Не сказать, что гибель Александра, любимого старшего брата Владимира Ульянова, была рядовым эпизодом в борьбе народовольцев, но и отнести ее к ключевым событиям, по меркам эпохи, тоже вряд ли возможно. Однако в исторической перспективе казнь очередного заговорщика, даже не успевшего, а только «намеревавшегося» совершить покушение, оказалась фатальной для романовской династии и всего российского государства, развязав «кровную месть»…

Впрочем, когда Ленин желал и призывал поражение России в японской, затем в мировой войне, он не был особо оригинален. К концу 1918 года представители разных слоев российской элиты с энтузиазмом встречали немецкие войска в Киеве — «матери городов русских»; то же самое, вероятно, могло бы случиться и во множестве других мест рухнувшей империи. Диссиденты и либералы всех стран и времен с восторгом встречают каждое поражение своего — «как-же-меня-доставшего!» государства от чужаков, которые в их глазах неизменно предстают более разумными, справедливыми и вообще более «прогрессивными», чем власть в своем отечестве. Даже если речь идет о ничуть не менее авторитарной и жестокой императорской Японии, как у множества русских интеллигентов начала XX века. Или о коммуноидном Вьетнаме, об одичавшем вконец Ираке и ближневосточной гон-компании профессиональных беженцев в четвертом поколении — как у перенявших эстафету интеллигентов Европы, США и даже Израиля.

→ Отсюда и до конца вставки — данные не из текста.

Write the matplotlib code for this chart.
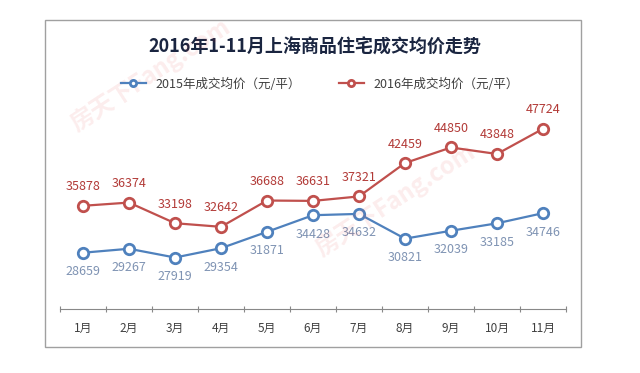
import matplotlib
matplotlib.use("Agg")
from matplotlib import pyplot as plt
from matplotlib.patches import Rectangle

plt.rcParams['font.family'] = ['Noto Sans CJK SC', 'DejaVu Sans']

months = ['1月', '2月', '3月', '4月', '5月', '6月', '7月', '8月', '9月', '10月', '11月']
price_2015 = [28659, 29267, 27919, 29354, 31871, 34428, 34632, 30821, 32039, 33185, 34746]
price_2016 = [35878, 36374, 33198, 32642, 36688, 36631, 37321, 42459, 44850, 43848, 47724]

blue = '#4f81bd'
red = '#c0504d'

fig = plt.figure(figsize=(6.4, 3.73), dpi=100)
ax = fig.add_axes([60/640, 1 - 309/373, 506/640, 195/373])

x = list(range(len(months)))
ax.plot(x, price_2015, color=blue, lw=1.6, marker='o', ms=7.5, mfc='white', mec=blue, mew=2,
        label='2015年成交均价（元/平）')
ax.plot(x, price_2016, color=red, lw=1.6, marker='o', ms=7.5, mfc='white', mec=red, mew=2,
        label='2016年成交均价（元/平）')

# value labels
for i, v in enumerate(price_2015):
    ax.annotate(str(v), (i, v), xytext=(0, -9), textcoords='offset points',
                ha='center', va='top', fontsize=9, color='#7f93b3')
for i, v in enumerate(price_2016):
    ax.annotate(str(v), (i, v), xytext=(0, 9), textcoords='offset points',
                ha='center', va='bottom', fontsize=9, color='#b23a37')

ax.set_xlim(-0.5, 10.5)
ax.set_ylim(20000, 50000)
ax.set_xticks([i - 0.5 for i in range(12)], minor=False)
ax.set_xticklabels([])
ax.set_xticks(x, minor=True)
ax.set_xticklabels(months, minor=True)
ax.tick_params(axis='x', which='major', length=4, direction='inout', color='#888888')
ax.tick_params(axis='x', which='minor', length=0, labelsize=8.5, labelcolor='#404040', pad=9)
ax.set_yticks([])
for s in ['top', 'right', 'left']:
    ax.spines[s].set_visible(False)
ax.spines['bottom'].set_color('#888888')

fig.text(315/640, 1 - 47/373, '2016年1-11月上海商品住宅成交均价走势', ha='center', va='center',
         fontsize=13, fontweight='bold', color='#1a2540')

fig.legend(loc='center', bbox_to_anchor=(320/640, 1 - 84/373), ncol=2, frameon=False,
           fontsize=9, handlelength=2, columnspacing=3, labelcolor='#404040',
           markerscale=0.6)

# watermark
fig.text(150/640, 1 - 75/373, '房天下Fang.com', rotation=33, ha='center', va='center',
         fontsize=17, color='#e03030', alpha=0.09, fontweight='bold')
fig.text(395/640, 1 - 200/373, '房天下Fang.com', rotation=33, ha='center', va='center',
         fontsize=17, color='#e03030', alpha=0.09, fontweight='bold')

fig.patches.append(Rectangle((45/640, 1 - 347/373), 536/640, 327/373, transform=fig.transFigure,
                             fill=False, edgecolor='#a0a0a0', lw=1))

fig.savefig('out.png', dpi=100, facecolor='white')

Не случайно «чистый» либерализм, начав с сочувствия униженным, в конце концов неминуемо скатывается к упоению всяческой левизной и к воспеванию полной, казалось бы, своей противоположности — социальной агрессии. При условии, что направлена она против пошлой буржуазности мира, где правят якобы «образованные белые мужчины». (На самом деле не правят уж давно! Ярчайший тому пример — история Билла Клинтона, который на пике власти пережил позорный скандал с девицей Моникой и едва не лишился президентских регалий, а совсем недавно от лица своей великой державы покорно просил прощения у азиатского коммунистического диктатора, дабы спасти двух других девиц, отличившихся самонадеянностью вполне либерального свойства.)

Бердяев, разоблачая революцию и свихнувшихся на ее почве интеллигентов, писал: «Вся история русской интеллигенции подготовляла коммунизм. В коммунизм вошли знакомые черты: жажда социальной справедливости и равенства, признание класса трудящихся высшим человеческим типом, отвращение к капитализму и буржуазии, стремление к целостному миросозерцанию и целостному отношению к жизни, сектантская нетерпимость, подозрительность и враждебное отношение к культурной элите, исключительная посюсторонность, отрицание духа и духовных ценностей, придание материализму почти теологического характера» [Бердяев, 1990: 100]. He исключено, что философ, начинавший как марксист, свел все проблемы к духовным, нравственным и интеллектуальным оттого, что прозревал ту эпоху, когда во многих странах фактически исчезнут бедность и угнетение. А терроризм — как «мультикультурный», так и прямой физический — будет расцветать еще пышней и страшней.